The crossbow, derived from the same gastraphetes tradition that gave birth to the ballista, survived as a small-arms weapon through the medieval period, eventually reaching a mechanical sophistication in the 14th and 15th centuries that rivaled the longbow in penetrating power.
The ballista's word in modern English
The weapon left one unexpected legacy. The Latin verb ballistare, to throw, and the related noun gave medieval scholars their word for the study of projectile motion. Ballistics - the science of how projectiles travel through the air - is named directly after Rome's bolt-thrower. Every modern artillery calculation, every rifle trajectory study, every missile flight path analysis uses a branch of physics named for a wooden box of twisted sinew sitting in a military camp at the edge of the empire.
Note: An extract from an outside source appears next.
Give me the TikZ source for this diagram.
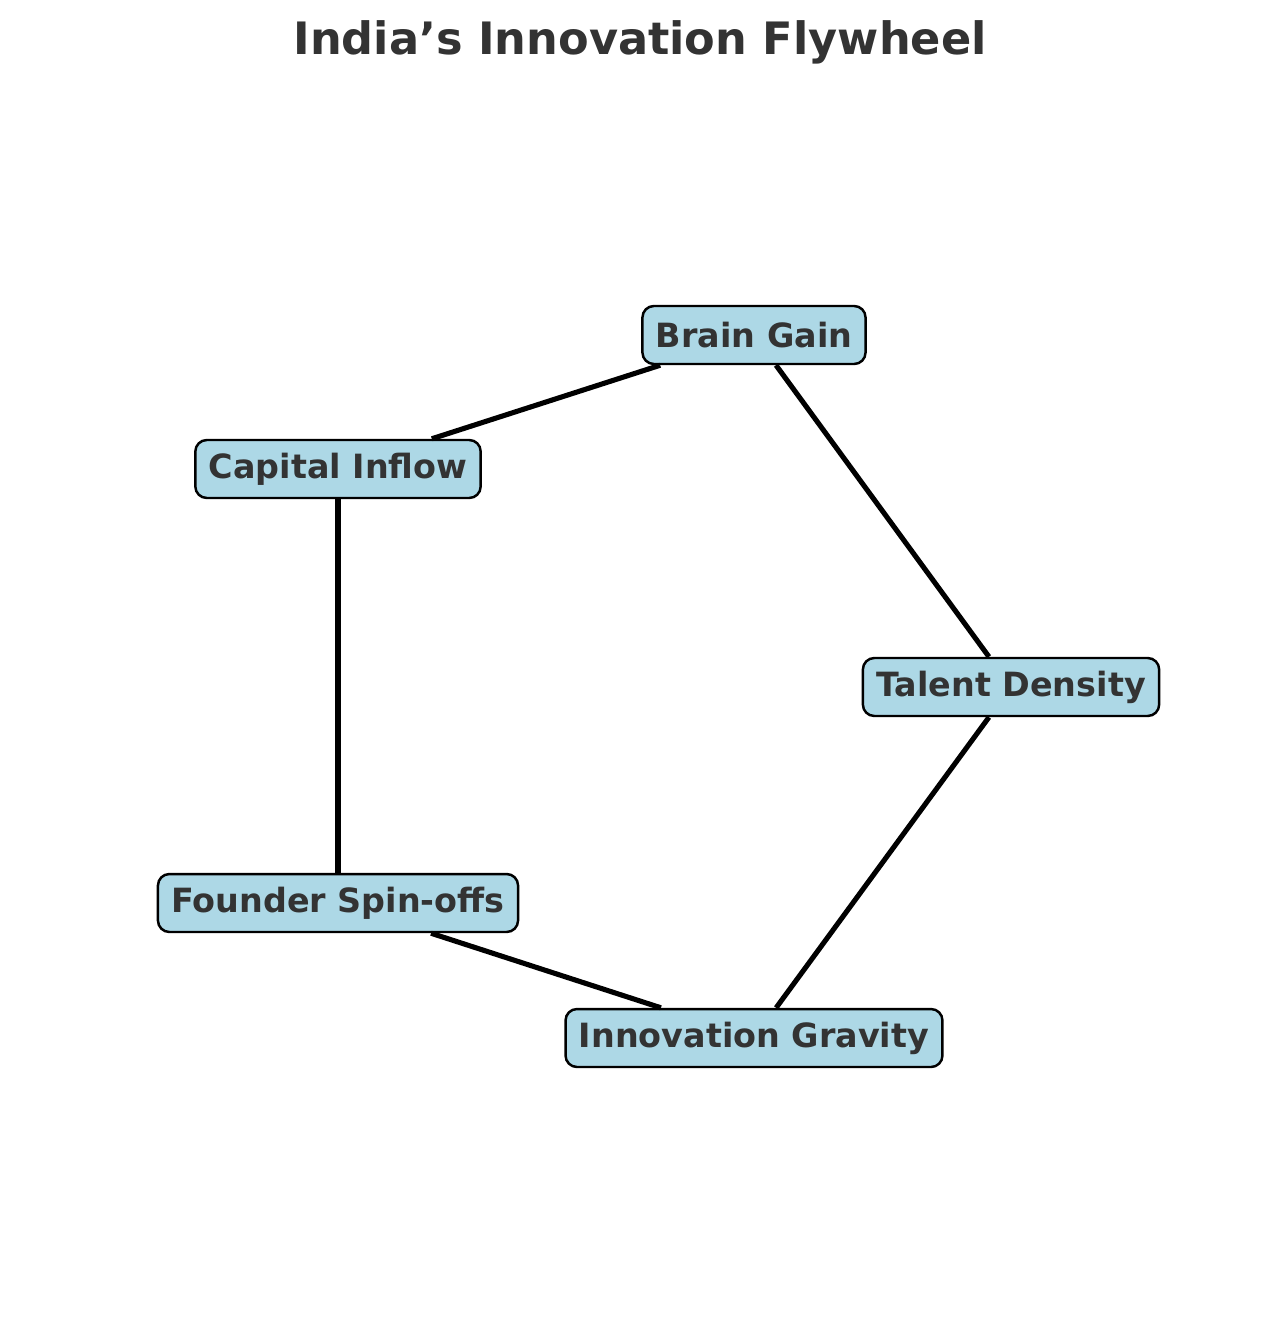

For a weapon that relied entirely on organic materials and disappeared with the civilization that made it, the ballista's reach into the modern technical vocabulary is quietly remarkable.
Quick Answers
Common questions about this topic
What is a ballista?
A ballista is a torsion-powered bolt-throwing artillery weapon used by the Greeks and Romans. It works by twisting bundles of sinew or horsehair under extreme tension, storing energy that is released when the twisted bundles snap back. The result is a heavy projectile launched at high velocity - accurate enough to target individuals at several hundred meters.
What is the difference between a ballista and a catapult?
In modern popular usage, catapult is a general term for any large ancient throwing machine, while ballista specifically refers to the torsion bolt-thrower. The Romans themselves used 'catapulta' for bolt-shooters and 'ballista' for stone-throwers, though the terminology varied by period. The scorpio was the smaller, more portable Roman bolt-thrower; the onager was the Roman stone-thrower with a single throwing arm.
What was the scorpio or scorpion?
The scorpio (also called scorpion) was the smaller, field-portable version of the Roman bolt-thrower. A one- or two-man weapon, it could be carried on campaign and deployed quickly. The carroballista was a scorpio mounted on a cart or mule frame for even greater mobility, shown prominently on Trajan's Column. Smaller and more precise than the full ballista, the scorpio was used for anti-personnel work in both sieges and field battles.
How accurate was the Roman ballista?
The large ballista was accurate enough at 300-400 meters to target a section of parapet rather than just a wall face. Josephus, describing the Roman siege of Jerusalem in 70 CE, records that defenders learned to watch for the flash of the ballista mechanism because the white limestone bolts were visible in flight - giving perhaps a second's warning to take cover.